En fait l’ambition de Michel Sapin, le ministre des Finances, ne vise pas à contraindre les entreprises mais selon lui-même au contraire à « développer la liberté du commerce et de l’industrie en encourageant le financement de l’économie réelle ». Sapin parle de lutter « contre la finance qui corrompt », mais jusqu’à présent il n’en a rien fait. En France une seule entreprise a été condamnée pour corruption d’agent public : c’est Total, qui n’a eu à payer qu’une amende de 750 000 euros, dérisoire par rapport à ses profits qui se comptent chaque année en milliards.
Le projet de loi devrait aussi aborder la question des rémunérations très élevées des PDG des grands groupes, qui font régulièrement scandale.
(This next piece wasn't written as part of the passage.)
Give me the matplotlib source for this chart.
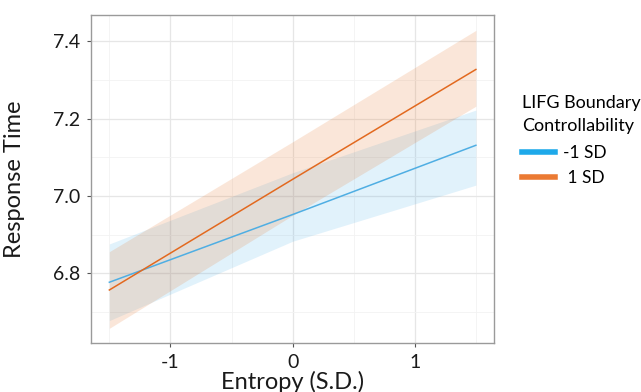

Pour avoir l’air d’y faire quelque chose, le gouvernement a menacé le patronat de légiférer. Mais il a limité son ambition à donner plus de pouvoir en la matière non aux salariés qui produisent la richesse, mais aux actionnaires…
On verra, dans les semaines qui viennent, ce que deviendra cette loi. D’ici là le patronat va peser de tout son poids pour en limiter les effets. Tout au plus le gouvernement voudrait s’en servir pour revivifier les illusions de l’électorat de gauche qui l’abandonne. C’est une recette dont Hollande avait usé dans sa campagne de 2012 avec ses attaques contre la finance. L’expérience d’un quinquennat au service du patronat rend à présent l’exercice moins aisé.